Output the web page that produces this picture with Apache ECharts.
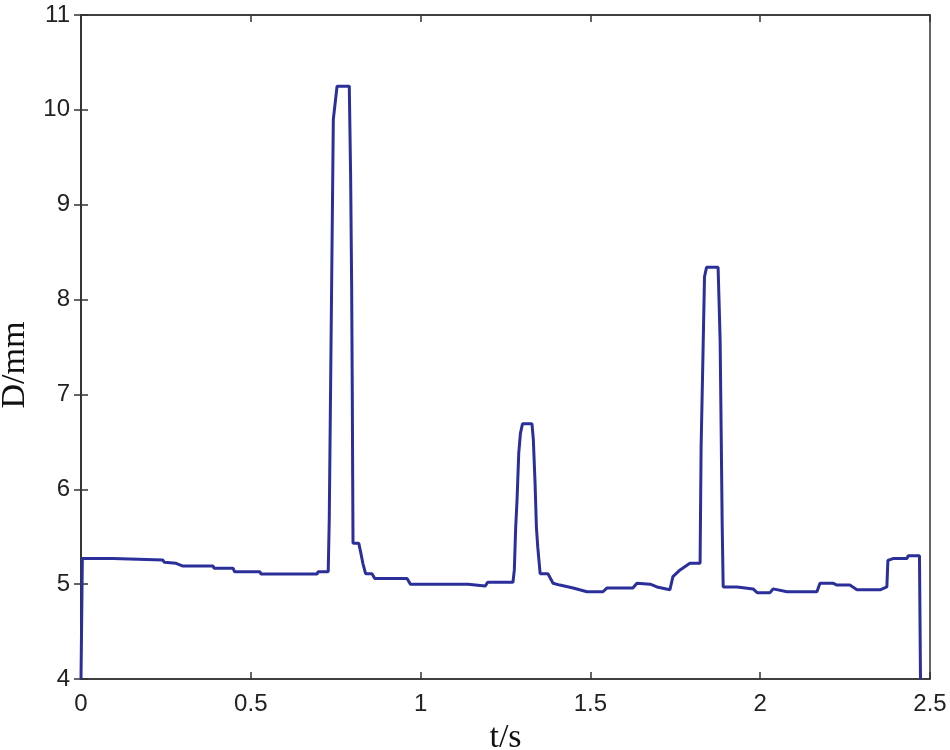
<!DOCTYPE html>
<html>
<head>
<meta charset="utf-8">
<script src="https://cdn.jsdelivr.net/npm/echarts@6/dist/echarts.min.js"></script>
<style>html,body{margin:0;padding:0;background:#fff}#c{width:950px;height:750px}</style>
</head>
<body>
<div id="c"></div>
<script>
// time (s)
var tValues = [0,0.004,0.094,0.096,0.241,0.245,0.28,0.300,0.389,0.392,0.448,0.452,0.527,0.53,0.695,0.698,0.728,0.731,0.735,0.739,0.743,0.754,0.790,0.794,0.797,0.799,0.800,0.801,0.818,0.824,0.83,0.838,0.857,0.865,0.96,0.97,1.14,1.143,1.19,1.198,1.272,1.276,1.28,1.284,1.289,1.294,1.300,1.328,1.332,1.337,1.341,1.345,1.352,1.375,1.39,1.41,1.449,1.49,1.537,1.549,1.625,1.637,1.676,1.696,1.734,1.743,1.764,1.793,1.823,1.826,1.831,1.836,1.842,1.876,1.879,1.882,1.885,1.888,1.891,1.932,1.935,1.979,1.991,2.029,2.038,2.079,2.167,2.176,2.214,2.226,2.264,2.285,2.353,2.373,2.376,2.391,2.432,2.436,2.469,2.472];
// D (mm)
var dValues = [4.0,5.27,5.27,5.255,5.255,5.23,5.22,5.19,5.19,5.167,5.167,5.13,5.13,5.107,5.107,5.13,5.13,5.68,7.08,8.49,9.9,10.25,10.25,9.29,8.13,6.91,6.13,5.43,5.43,5.33,5.22,5.11,5.11,5.06,5.06,5.0,5.0,4.98,4.98,5.02,5.02,5.15,5.6,5.89,6.38,6.59,6.69,6.69,6.52,6.07,5.6,5.39,5.11,5.11,5.01,4.99,4.96,4.92,4.92,4.96,4.96,5.01,5.0,4.97,4.94,5.08,5.15,5.22,5.22,6.45,7.33,8.24,8.34,8.34,7.96,7.57,6.63,5.64,4.97,4.97,4.95,4.95,4.91,4.91,4.95,4.92,4.92,5.01,5.01,4.99,4.99,4.94,4.94,4.97,5.25,5.27,5.27,5.3,5.3,4.0];
var xTicks = [0, 0.5, 1, 1.5, 2, 2.5];
var yTicks = [4, 5, 6, 7, 8, 9, 10, 11];

var pts = tValues.map(function (t, i) { return [t, dValues[i]]; });
var chart = echarts.init(document.getElementById('c'));
var labelStyle = { color: '#222', fontFamily: 'Liberation Sans, Arial, sans-serif', fontSize: 24 };
var axisLine = { show: true, lineStyle: { color: '#333', width: 1.5 } };
var tickIn = { show: true, inside: true, length: 7, lineStyle: { color: '#333', width: 1.5 } };
chart.setOption({
  animation: false,
  backgroundColor: '#fff',
  grid: { left: 81, right: 20, top: 15, bottom: 71, containLabel: false, outerBoundsMode: 'none',
          show: true, borderColor: '#333', borderWidth: 1.5 },
  xAxis: [{
    type: 'value', min: 0, max: 2.5, interval: 0.5,
    name: 't/s', nameLocation: 'middle', nameGap: 32,
    nameTextStyle: { fontFamily: 'Liberation Serif, Times New Roman, serif', fontSize: 34, color: '#111' },
    axisLine: axisLine, axisTick: tickIn, splitLine: { show: false },
    axisLabel: Object.assign({ margin: 13, formatter: function (v) { return String(v); } }, labelStyle)
  }, {
    type: 'value', min: 0, max: 2.5, interval: 0.5, position: 'top',
    axisLine: axisLine, axisTick: tickIn, splitLine: { show: false }, axisLabel: { show: false }
  }],
  yAxis: [{
    type: 'value', min: 4, max: 11, interval: 1,
    name: 'D/mm', nameLocation: 'middle', nameGap: 44,
    nameTextStyle: { fontFamily: 'Liberation Serif, Times New Roman, serif', fontSize: 34, color: '#111', padding: [0, 36, 0, 0] },
    axisLine: axisLine, axisTick: tickIn, splitLine: { show: false },
    axisLabel: Object.assign({ margin: 11 }, labelStyle)
  }, {
    type: 'value', min: 4, max: 11, interval: 1, position: 'right',
    axisLine: axisLine, axisTick: tickIn, splitLine: { show: false }, axisLabel: { show: false }
  }],
  series: [{
    type: 'line', data: pts, showSymbol: false, symbol: 'none',
    lineStyle: { color: '#2a2f9a', width: 3 },
    xAxisIndex: 0, yAxisIndex: 0
  }]
});
</script>
</body>
</html>
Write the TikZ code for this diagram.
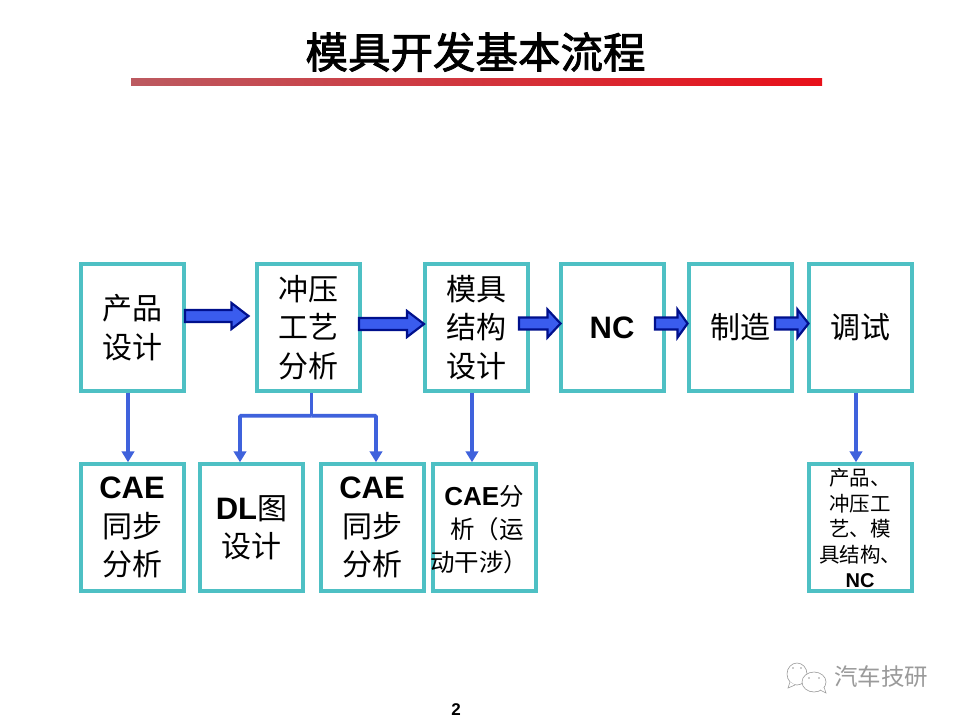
\documentclass[tikz,border=0pt]{standalone}
\usepackage{fontspec}
\setmainfont{Liberation Sans}
\newfontfamily\lat{Liberation Sans}
\newfontfamily\cjk{Noto Sans CJK SC}
\newfontfamily\cjkt[FakeBold=2]{Noto Sans CJK SC}
\usetikzlibrary{calc,arrows.meta}
\definecolor{boxc}{HTML}{4EC0C4}
\definecolor{linec}{HTML}{3F62DC}
\definecolor{arrfill}{HTML}{3A5CEE}
\definecolor{arrdraw}{HTML}{00108C}
\definecolor{rulel}{HTML}{BC5A60}
\definecolor{ruler}{HTML}{E8101A}
\definecolor{wmc}{HTML}{9A9A9A}
\newcommand{\latn}[1]{{\lat\bfseries\fontsize{31}{36}\selectfont #1}}
% #1 start, #2 tip, #3 head half height, #4 head length
\newcommand{\blockarrow}[4]{%
  \draw[blockar] ($(#1)+(0,6)$) -- ($(#2)+(-#4,6)$) -- ($(#2)+(-#4,#3)$) -- (#2) -- ($(#2)+(-#4,-#3)$) -- ($(#2)+(-#4,-6)$) -- ($(#1)+(0,-6)$) -- cycle;}
\tikzset{
  boxn/.style={draw=boxc,line width=4pt,fill=white,minimum width=103pt,minimum height=126.5pt,inner sep=0pt,align=center,font=\cjk\fontsize{30}{38.3}\selectfont},
  txt/.style={inner sep=0pt,align=center},
  blockar/.style={draw=arrdraw,fill=arrfill,line width=2.2pt,line join=miter},
  thinar/.style={draw=linec,line width=3.6pt,rounded corners=1pt,-{Triangle[length=11pt,width=12.5pt]}},
  branch/.style={draw=linec,line width=3.6pt},
  wmline/.style={draw=wmc,line width=.6pt,fill=white},
}
\begin{document}
\begin{tikzpicture}[x=1pt,y=-1pt]
\useasboundingbox (0,0) rectangle (960,720);
\fill[white] (0,0) rectangle (960,720);
\node[font=\cjkt\fontsize{42.5}{48}\selectfont,inner sep=0pt] (title) at (475.5,52) {模具开发基本流程};
\path[left color=rulel,right color=ruler] (131,78) rectangle (822,85);
% boxes
\node[boxn] (b1) at (132,327.5) {产品\\设计};
\node[boxn] (b2) at (308,327.5) {冲压\\工艺\\分析};
\node[boxn] (b3) at (476,327.5) {模具\\结构\\设计};
\node[boxn] (b4) at (612,327.5) {\latn{NC}};
\node[boxn] (b5) at (740,327.5) {制造};
\node[boxn] (b6) at (860.5,327.5) {调试};
\node[boxn] (c1) at (132,527.5) {\latn{CAE}\\同步\\分析};
\node[boxn] (c2) at (251.5,527.5) {\latn{DL}图\\设计};
\node[boxn] (c3) at (372,527.5) {\latn{CAE}\\同步\\分析};
\node[boxn] (c4) at (484,527.5) {};
\node[txt,font=\cjk\fontsize{24.5}{33}\selectfont] (c4t) at (484,529.5) {{\lat\bfseries\fontsize{26}{33}\selectfont CAE}分\\\hspace*{6pt}析（运\\\hspace*{-10pt}动干涉）};
\node[boxn] (c5) at (860.5,527.5) {};
\node[txt,font=\cjk\fontsize{20.5}{25.5}\selectfont] (c5t) at (860,528) {产品、\\冲压工\\艺、模\\具结构、\\{\lat\bfseries\fontsize{20}{25.5}\selectfont NC}};
% block arrows
\coordinate (a1s) at (185,316); \coordinate (a1e) at (248.5,316);
\coordinate (a2s) at (359,324); \coordinate (a2e) at (424,324);
\coordinate (a3s) at (519,323.5); \coordinate (a3e) at (560.5,323.5);
\coordinate (a4s) at (655,323.5); \coordinate (a4e) at (687.5,323.5);
\coordinate (a5s) at (775,323.5); \coordinate (a5e) at (808.5,323.5);
\blockarrow{a1s}{a1e}{13}{17}
\blockarrow{a2s}{a2e}{13}{17}
\blockarrow{a3s}{a3e}{14}{13}
\blockarrow{a4s}{a4e}{14}{10}
\blockarrow{a5s}{a5e}{14}{11}
% thin connectors
\draw[thinar] ($(b1.south)+(-4,0)$) -- ($(c1.north)+(-4,0)$);
\draw[thinar] ($(b3.south)+(-4,0)$) -- ($(c4.north)+(-12,0)$);
\draw[thinar] ($(b6.south)+(-4.5,0)$) -- ($(c5.north)+(-4.5,0)$);
\coordinate (j) at ($(b2.south)+(3.5,23)$);
\draw[branch] ($(b2.south)+(3.5,0)$) -- (j);
\draw[thinar] (j) -| ($(c2.north)+(-11.5,0)$);
\draw[thinar] (j) -| ($(c3.north)+(4,0)$);
\node[font=\lat\bfseries\fontsize{17}{20}\selectfont,inner sep=0pt] (pg) at (456,710) {2};
% watermark
\node[font=\cjk\fontsize{23.5}{26}\selectfont,text=wmc,inner sep=0pt] (wm) at (881,677) {汽车技研};
\draw[wmline] (797,674) ellipse (10pt and 11pt);
\draw[wmline] (790,682) -- (788,688) -- (795,685);
\draw[wmline] (814,682) ellipse (12pt and 10pt);
\draw[wmline] (820,690) -- (826,693) -- (824,687);
\fill[wmc] (793,668) circle (.9pt) (801,668) circle (.9pt) (809,678) circle (.9pt) (819,678) circle (.9pt);
\end{tikzpicture}
\end{document}
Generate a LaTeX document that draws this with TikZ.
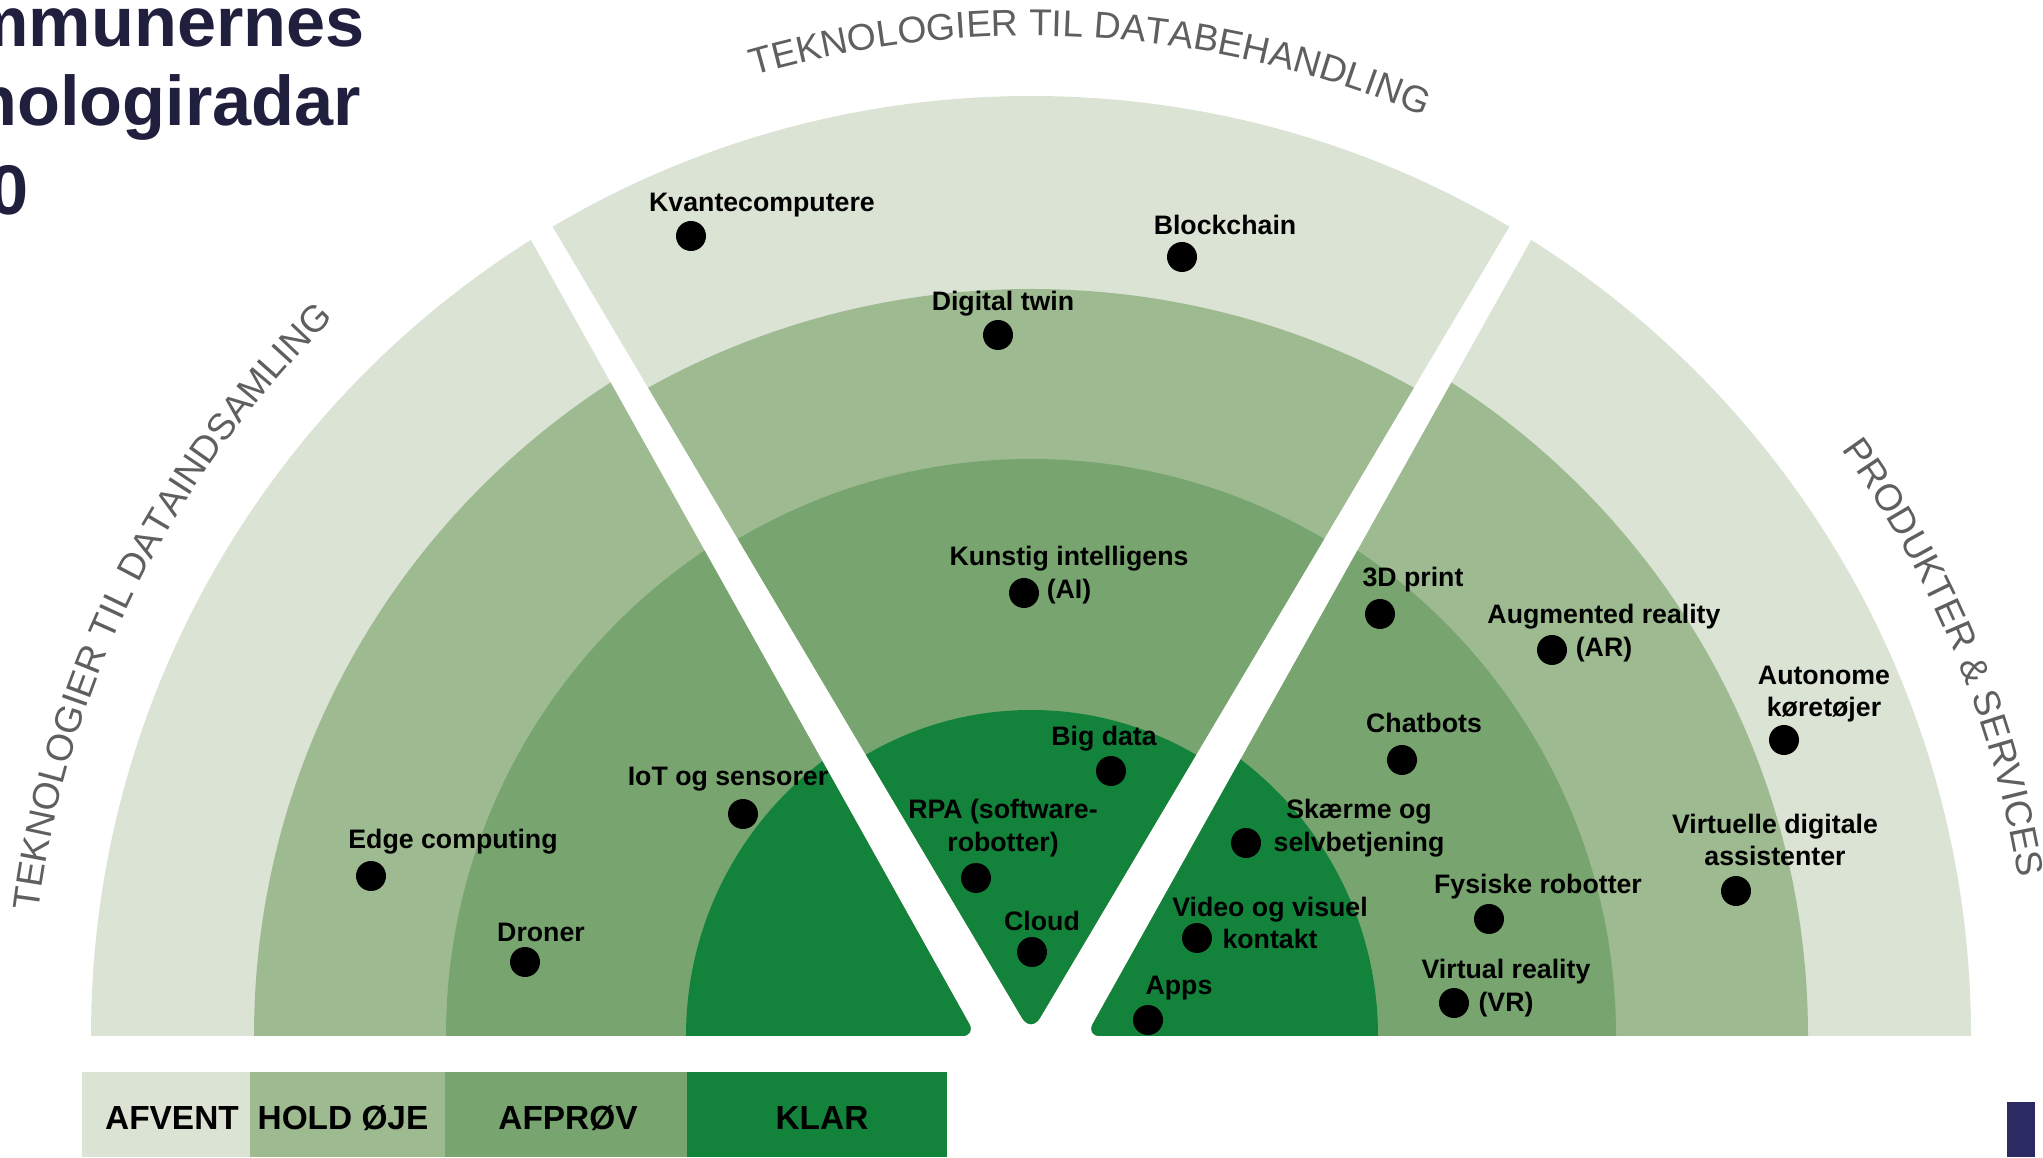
\documentclass[tikz,border=0pt]{standalone}
\usepackage{fontspec}
\setmainfont{Liberation Sans}
\usetikzlibrary{calc,decorations.text}

\definecolor{afvent}{RGB}{218,227,212}
\definecolor{holdoje}{RGB}{157,186,145}
\definecolor{afprov}{RGB}{120,165,111}
\definecolor{klar}{RGB}{19,130,59}
\definecolor{titlenavy}{RGB}{33,31,62}
\definecolor{cornernavy}{RGB}{44,42,98}
\definecolor{arcgray}{RGB}{95,95,95}

\tikzset{
  dot/.style={circle,fill=black,inner sep=0pt,minimum size=3mm},
  lbl/.style={font=\bfseries\fontsize{7.6}{9.3}\selectfont,align=center,inner sep=0pt},
  legendtxt/.style={font=\bfseries\fontsize{9.5}{11}\selectfont,inner sep=0pt},
  titletxt/.style={font=\bfseries\fontsize{20}{24}\selectfont,text=titlenavy,anchor=base west,inner sep=0pt}
}
\def\radartitle(#1:#2)#3{\path[decorate,decoration={text along path,text align=center,text color=arcgray,text={|\fontsize{10.6}{12}\selectfont|#3}}] ($(C)+(#1:10)$) arc[start angle=#1,end angle=#2,radius=10];}

\begin{document}
\begin{tikzpicture}
			%%%%% START %%%%%
			\useasboundingbox (0,0) rectangle (20.43,11.57);
			\coordinate (C) at (10.31,1.21);

			% left sector
			\begin{scope}
				\clip[rounded corners=4pt] (9.76,1.21) -- (3.99,11.53) -- (-1,11.53) -- (-1,1.21) -- cycle;
				\fill[afvent] (C) circle (9.40);
				\fill[holdoje] (C) circle (7.77);
				\fill[afprov] (C) circle (5.85);
				\fill[klar] (C) circle (3.45);
			\end{scope}

			% middle sector
			\begin{scope}
				\clip[rounded corners=5pt] (10.31,1.24) -- (4.08,11.74) -- (16.54,11.74) -- cycle;
				\fill[afvent] (C) circle (9.40);
				\fill[holdoje] (C) ellipse (7.70 and 7.47);
				\fill[afprov] (C) circle (5.77);
				\fill[klar] (C) circle (3.26);
			\end{scope}

			% right sector
			\begin{scope}
				\clip[rounded corners=4pt] (10.86,1.21) -- (16.63,11.53) -- (21.6,11.53) -- (21.6,1.21) -- cycle;
				\fill[afvent] (C) circle (9.40);
				\fill[holdoje] (C) circle (7.77);
				\fill[afprov] (C) circle (5.85);
				\fill[klar] (C) circle (3.47);
			\end{scope}

			% sector titles
			\radartitle(185:122){TEKNOLOGIER TIL DATAINDSAMLING}
			\radartitle(120:53){TEKNOLOGIER TIL DATABEHANDLING}
			\radartitle(55:-10){PRODUKTER {\&} SERVICES}

			% technologies
			\node[dot] (kvante) at (6.91,9.21) {};
			\node[lbl] (kvantelbl) at (7.62,9.52) {Kvantecomputere};
			\node[dot] (block) at (11.82,9.00) {};
			\node[lbl] (blocklbl) at (12.25,9.32) {Blockchain};
			\node[dot] (twin) at (9.98,8.22) {};
			\node[lbl] (twinlbl) at (10.03,8.53) {Digital twin};
			\node[dot] (ai) at (10.24,5.64) {};
			\node[lbl] (ailbl) at (10.69,5.82) {Kunstig intelligens\\(AI)};
			\node[dot] (print) at (13.80,5.43) {};
			\node[lbl] (printlbl) at (14.13,5.77) {3D print};
			\node[dot] (ar) at (15.52,5.07) {};
			\node[lbl] (arlbl) at (16.04,5.24) {Augmented reality\\(AR)};
			\node[dot] (auto) at (17.84,4.17) {};
			\node[lbl] (autolbl) at (18.24,4.63) {Autonome\\køretøjer};
			\node[dot] (chat) at (14.02,3.97) {};
			\node[lbl] (chatlbl) at (14.24,4.34) {Chatbots};
			\node[dot] (big) at (11.11,3.86) {};
			\node[lbl] (biglbl) at (11.04,4.18) {Big data};
			\node[dot] (iot) at (7.43,3.43) {};
			\node[lbl] (iotlbl) at (7.28,3.78) {IoT og sensorer};
			\node[dot] (edge) at (3.71,2.81) {};
			\node[lbl] (edgelbl) at (4.53,3.15) {Edge computing};
			\node[dot] (droner) at (5.25,1.95) {};
			\node[lbl] (dronerlbl) at (5.41,2.25) {Droner};
			\node[dot] (rpa) at (9.76,2.79) {};
			\node[lbl] (rpalbl) at (10.03,3.29) {RPA (software-\\robotter)};
			\node[dot] (cloud) at (10.32,2.05) {};
			\node[lbl] (cloudlbl) at (10.42,2.36) {Cloud};
			\node[dot] (skaerm) at (12.46,3.14) {};
			\node[lbl] (skaermlbl) at (13.59,3.29) {Skærme og\\selvbetjening};
			\node[dot] (video) at (11.97,2.19) {};
			\node[lbl] (videolbl) at (12.70,2.34) {Video og visuel\\kontakt};
			\node[dot] (apps) at (11.48,1.37) {};
			\node[lbl] (appslbl) at (11.79,1.69) {Apps};
			\node[dot] (fysisk) at (14.89,2.38) {};
			\node[lbl] (fysisklbl) at (15.38,2.70) {Fysiske robotter};
			\node[dot] (vr) at (14.54,1.54) {};
			\node[lbl] (vrlbl) at (15.06,1.69) {Virtual reality\\(VR)};
			\node[dot] (assist) at (17.36,2.66) {};
			\node[lbl] (assistlbl) at (17.75,3.17) {Virtuelle digitale\\assistenter};

			% legend
			\fill[afvent] (0.82,0) rectangle (2.50,0.85);
			\fill[holdoje] (2.50,0) rectangle (4.45,0.85);
			\fill[afprov] (4.45,0) rectangle (6.87,0.85);
			\fill[klar] (6.87,0) rectangle (9.47,0.85);
			\node[legendtxt] (lgafvent) at (1.72,0.39) {AFVENT};
			\node[legendtxt] (lgholdoje) at (3.43,0.39) {HOLD ØJE};
			\node[legendtxt] (lgafprov) at (5.68,0.39) {AFPRØV};
			\node[legendtxt] (lgklar) at (8.22,0.39) {KLAR};

			\fill[cornernavy] (20.07,0) rectangle (20.35,0.55);

			% heading, cut at the page edge
			\begin{scope}
				\clip (0,0) rectangle (20.43,11.57);
				\node[titletxt] (title1) at (-1.28,11.10) {Kommunernes};
				\node[titletxt] (title2) at (-1.28,10.31) {teknologiradar};
				\node[titletxt] (title3) at (-1.28,9.42) {2020};
			\end{scope}
			%%%%% END %%%%%
\end{tikzpicture}
\end{document}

▶ _What you are asked to do_
Gather all lines from the records above in which "with" appears.

▶ _Output of the exercise_
Output the web page that produces this picture with Apache ECharts.
Generate a LaTeX document that draws this with TikZ.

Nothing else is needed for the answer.